-- start of Data extract --
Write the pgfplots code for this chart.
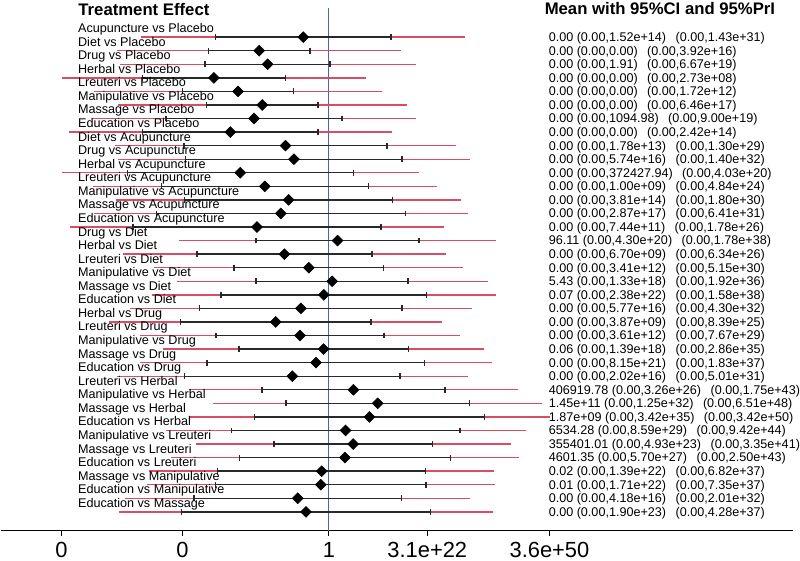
\documentclass[border=0pt]{standalone}
\usepackage{fontspec}
\setmainfont{Liberation Sans}
\usepackage{pgfplots}
\pgfplotsset{compat=1.18}
\usepackage{pgfplotstable}

\definecolor{prired}{RGB}{214,78,100}
\definecolor{refblue}{RGB}{80,98,172}
\definecolor{cigray}{RGB}{40,40,40}

% x is the natural log of the effect; r is the row (1 = top)
% pl/pu: 95% PrI, cl/cu: 95% CI, m: mean
\pgfplotstableread{
r pl cl m cu pu
1 -98.74 -59.66 -13.5 32.66 71.74
2 -111.61 -63.45 -36.7 -9.95 38.21
3 -110.15 -65.15 -32.25 0.647 45.65
4 -140.52 -98.2 -60.55 -22.9 19.42
5 -123.88 -77.2 -47.85 -18.5 28.18
6 -111.17 -64.4 -35.08 -5.76 41.01
7 -124.75 -85.8 -39.4 7.00 45.95
8 -136.92 -98.0 -51.9 -5.8 33.12
9 -112.74 -76.21 -22.85 30.51 67.04
10 -110.82 -75.39 -18.4 38.59 74.02
11 -140.75 -106.13 -46.65 12.83 47.45
12 -124.34 -88.22 -33.75 20.72 56.84
13 -112.07 -75.97 -21.2 33.57 69.67
14 -123.84 -90.8 -25.3 40.20 73.24
15 -136.18 -103.08 -37.87 27.34 60.44
16 -78.94 -38.38 4.565 47.51 88.07
17 -108.52 -69.43 -23.4 22.63 61.72
18 -91.82 -49.96 -10.55 28.86 70.72
19 -80.16 -38.35 1.692 41.73 83.54
20 -93.28 -56.84 -2.66 51.52 87.96
21 -104.64 -68.09 -14.75 38.59 75.14
22 -115.69 -78.08 -28.0 22.08 59.69
23 -99.21 -59.31 -15.2 28.91 68.81
24 -87.26 -47.40 -2.81 41.78 81.64
25 -99.40 -64.05 -6.8 50.45 85.80
26 -111.49 -76.04 -19.25 37.54 72.99
27 -73.74 -35.21 12.92 61.05 99.57
28 -61.00 -22.51 25.70 73.91 112.40
29 -73.66 -39.12 21.35 81.82 116.36
30 -85.98 -51.36 8.785 68.93 103.55
31 -70.06 -28.99 12.78 54.55 95.62
32 -83.06 -47.04 8.434 63.91 99.93
33 -94.72 -58.59 -3.8 50.99 87.12
34 -95.69 -59.70 -4.25 51.20 87.19
35 -107.18 -71.07 -16.4 38.27 74.38
36 -110.75 -77.70 -12.05 53.60 86.65
}\forest

\newcommand{\txt}{\fontsize{9.5}{11}\selectfont}
\newcommand{\row}[4]{%
  \node[anchor=base west,inner sep=0pt,font=\txt,yshift=3.45pt] at (axis cs:-132.16,#1) {#2};%
  \node[anchor=base west,inner sep=0pt,font=\txt,yshift=-3.3pt] at (axis cs:115.61,#1) {#3\hspace{0.75em}#4};}

\begin{document}
\begin{tikzpicture}
\begin{axis}[
    scale only axis,
    width=597pt, height=400pt,
    xmin=-172.86, xmax=244.11,
    ymin=-1.737, ymax=37.39,
    y dir=reverse,
    axis x line*=bottom,
    axis y line=none,
    xtick={-140.8,-77.1,0,51.79,116.11},
    xticklabels={0,0,1,3.1e+22,3.6e+50},
    tick align=outside,
    major tick length=3.8pt,
    x axis line style={line width=0.8pt},
    xtick style={line width=0.8pt,black},
    xticklabel style={font=\fontsize{16.5}{18}\selectfont,anchor=base,inner sep=0pt,yshift=-16.4pt},
    clip=false,
]
% page frame
\path (axis cs:-172.86,-1.737) rectangle (axis cs:246.2,39.57);

% line of no effect
\addplot[refblue,line width=0.8pt] coordinates {(0,-1.15) (0,37.39)};

% prediction intervals
\addplot[draw=none,mark=none,
    error bars/.cd, x dir=both, x explicit, error mark=none,
    error bar style={draw=prired,line width=1.05pt}]
  table[x=m,y=r,x error plus expr=\thisrow{pu}-\thisrow{m},x error minus expr=\thisrow{m}-\thisrow{pl}] {\forest};

% confidence intervals
\addplot[draw=none,mark=none,
    error bars/.cd, x dir=both, x explicit,
    error bar style={draw=cigray,line width=1.05pt},
    error mark options={rotate=90,draw=cigray,line width=1.1pt,mark size=2.2pt}]
  table[x=m,y=r,x error plus expr=\thisrow{cu}-\thisrow{m},x error minus expr=\thisrow{m}-\thisrow{cl}] {\forest};

% means
\addplot[only marks,mark=square*,mark size=2.9pt,
    mark options={rotate=45,draw=black,fill=black}]
  table[x=m,y=r] {\forest};

\node[anchor=base west,inner sep=0pt,font=\fontsize{12.6}{14}\selectfont\bfseries] at (axis cs:-132.0,-0.563) {Treatment Effect};
\node[anchor=base west,inner sep=0pt,font=\fontsize{12.6}{14}\selectfont\bfseries] at (axis cs:113.5,-0.687) {Mean with 95\%CI and 95\%PrI};

\row{1}{Acupuncture vs Placebo}{0.00 (0.00,1.52e+14)}{(0.00,1.43e+31)}
\row{2}{Diet vs Placebo}{0.00 (0.00,0.00)}{(0.00,3.92e+16)}
\row{3}{Drug vs Placebo}{0.00 (0.00,1.91)}{(0.00,6.67e+19)}
\row{4}{Herbal vs Placebo}{0.00 (0.00,0.00)}{(0.00,2.73e+08)}
\row{5}{Lreuteri vs Placebo}{0.00 (0.00,0.00)}{(0.00,1.72e+12)}
\row{6}{Manipulative vs Placebo}{0.00 (0.00,0.00)}{(0.00,6.46e+17)}
\row{7}{Massage vs Placebo}{0.00 (0.00,1094.98)}{(0.00,9.00e+19)}
\row{8}{Education vs Placebo}{0.00 (0.00,0.00)}{(0.00,2.42e+14)}
\row{9}{Diet vs Acupuncture}{0.00 (0.00,1.78e+13)}{(0.00,1.30e+29)}
\row{10}{Drug vs Acupuncture}{0.00 (0.00,5.74e+16)}{(0.00,1.40e+32)}
\row{11}{Herbal vs Acupuncture}{0.00 (0.00,372427.94)}{(0.00,4.03e+20)}
\row{12}{Lreuteri vs Acupuncture}{0.00 (0.00,1.00e+09)}{(0.00,4.84e+24)}
\row{13}{Manipulative vs Acupuncture}{0.00 (0.00,3.81e+14)}{(0.00,1.80e+30)}
\row{14}{Massage vs Acupuncture}{0.00 (0.00,2.87e+17)}{(0.00,6.41e+31)}
\row{15}{Education vs Acupuncture}{0.00 (0.00,7.44e+11)}{(0.00,1.78e+26)}
\row{16}{Drug vs Diet}{96.11 (0.00,4.30e+20)}{(0.00,1.78e+38)}
\row{17}{Herbal vs Diet}{0.00 (0.00,6.70e+09)}{(0.00,6.34e+26)}
\row{18}{Lreuteri vs Diet}{0.00 (0.00,3.41e+12)}{(0.00,5.15e+30)}
\row{19}{Manipulative vs Diet}{5.43 (0.00,1.33e+18)}{(0.00,1.92e+36)}
\row{20}{Massage vs Diet}{0.07 (0.00,2.38e+22)}{(0.00,1.58e+38)}
\row{21}{Education vs Diet}{0.00 (0.00,5.77e+16)}{(0.00,4.30e+32)}
\row{22}{Herbal vs Drug}{0.00 (0.00,3.87e+09)}{(0.00,8.39e+25)}
\row{23}{Lreuteri vs Drug}{0.00 (0.00,3.61e+12)}{(0.00,7.67e+29)}
\row{24}{Manipulative vs Drug}{0.06 (0.00,1.39e+18)}{(0.00,2.86e+35)}
\row{25}{Massage vs Drug}{0.00 (0.00,8.15e+21)}{(0.00,1.83e+37)}
\row{26}{Education vs Drug}{0.00 (0.00,2.02e+16)}{(0.00,5.01e+31)}
\row{27}{Lreuteri vs Herbal}{406919.78 (0.00,3.26e+26)}{(0.00,1.75e+43)}
\row{28}{Manipulative vs Herbal}{1.45e+11 (0.00,1.25e+32)}{(0.00,6.51e+48)}
\row{29}{Massage vs Herbal}{1.87e+09 (0.00,3.42e+35)}{(0.00,3.42e+50)}
\row{30}{Education vs Herbal}{6534.28 (0.00,8.59e+29)}{(0.00,9.42e+44)}
\row{31}{Manipulative vs Lreuteri}{355401.01 (0.00,4.93e+23)}{(0.00,3.35e+41)}
\row{32}{Massage vs Lreuteri}{4601.35 (0.00,5.70e+27)}{(0.00,2.50e+43)}
\row{33}{Education vs Lreuteri}{0.02 (0.00,1.39e+22)}{(0.00,6.82e+37)}
\row{34}{Massage vs Manipulative}{0.01 (0.00,1.71e+22)}{(0.00,7.35e+37)}
\row{35}{Education vs Manipulative}{0.00 (0.00,4.18e+16)}{(0.00,2.01e+32)}
\row{36}{Education vs Massage}{0.00 (0.00,1.90e+23)}{(0.00,4.28e+37)}
\end{axis}
\end{tikzpicture}
\end{document}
-- end of Data extract --
Directive: Copy nothing but the lines from the top of the data down to the line containing "west,inner sep=0pt,font=\txt,yshift=-3.3pt] at", and leave the pictures out.

Exercise output:
Write the pgfplots code for this chart.
\documentclass[border=0pt]{standalone}
\usepackage{fontspec}
\setmainfont{Liberation Sans}
\usepackage{pgfplots}
\pgfplotsset{compat=1.18}
\usepackage{pgfplotstable}

\definecolor{prired}{RGB}{214,78,100}
\definecolor{refblue}{RGB}{80,98,172}
\definecolor{cigray}{RGB}{40,40,40}

% x is the natural log of the effect; r is the row (1 = top)
% pl/pu: 95% PrI, cl/cu: 95% CI, m: mean
\pgfplotstableread{
r pl cl m cu pu
1 -98.74 -59.66 -13.5 32.66 71.74
2 -111.61 -63.45 -36.7 -9.95 38.21
3 -110.15 -65.15 -32.25 0.647 45.65
4 -140.52 -98.2 -60.55 -22.9 19.42
5 -123.88 -77.2 -47.85 -18.5 28.18
6 -111.17 -64.4 -35.08 -5.76 41.01
7 -124.75 -85.8 -39.4 7.00 45.95
8 -136.92 -98.0 -51.9 -5.8 33.12
9 -112.74 -76.21 -22.85 30.51 67.04
10 -110.82 -75.39 -18.4 38.59 74.02
11 -140.75 -106.13 -46.65 12.83 47.45
12 -124.34 -88.22 -33.75 20.72 56.84
13 -112.07 -75.97 -21.2 33.57 69.67
14 -123.84 -90.8 -25.3 40.20 73.24
15 -136.18 -103.08 -37.87 27.34 60.44
16 -78.94 -38.38 4.565 47.51 88.07
17 -108.52 -69.43 -23.4 22.63 61.72
18 -91.82 -49.96 -10.55 28.86 70.72
19 -80.16 -38.35 1.692 41.73 83.54
20 -93.28 -56.84 -2.66 51.52 87.96
21 -104.64 -68.09 -14.75 38.59 75.14
22 -115.69 -78.08 -28.0 22.08 59.69
23 -99.21 -59.31 -15.2 28.91 68.81
24 -87.26 -47.40 -2.81 41.78 81.64
25 -99.40 -64.05 -6.8 50.45 85.80
26 -111.49 -76.04 -19.25 37.54 72.99
27 -73.74 -35.21 12.92 61.05 99.57
28 -61.00 -22.51 25.70 73.91 112.40
29 -73.66 -39.12 21.35 81.82 116.36
30 -85.98 -51.36 8.785 68.93 103.55
31 -70.06 -28.99 12.78 54.55 95.62
32 -83.06 -47.04 8.434 63.91 99.93
33 -94.72 -58.59 -3.8 50.99 87.12
34 -95.69 -59.70 -4.25 51.20 87.19
35 -107.18 -71.07 -16.4 38.27 74.38
36 -110.75 -77.70 -12.05 53.60 86.65
}\forest

\newcommand{\txt}{\fontsize{9.5}{11}\selectfont}
\newcommand{\row}[4]{%
  \node[anchor=base west,inner sep=0pt,font=\txt,yshift=3.45pt] at (axis cs:-132.16,#1) {#2};%
  \node[anchor=base west,inner sep=0pt,font=\txt,yshift=-3.3pt] at (axis cs:115.61,#1) {#3\hspace{0.75em}#4};}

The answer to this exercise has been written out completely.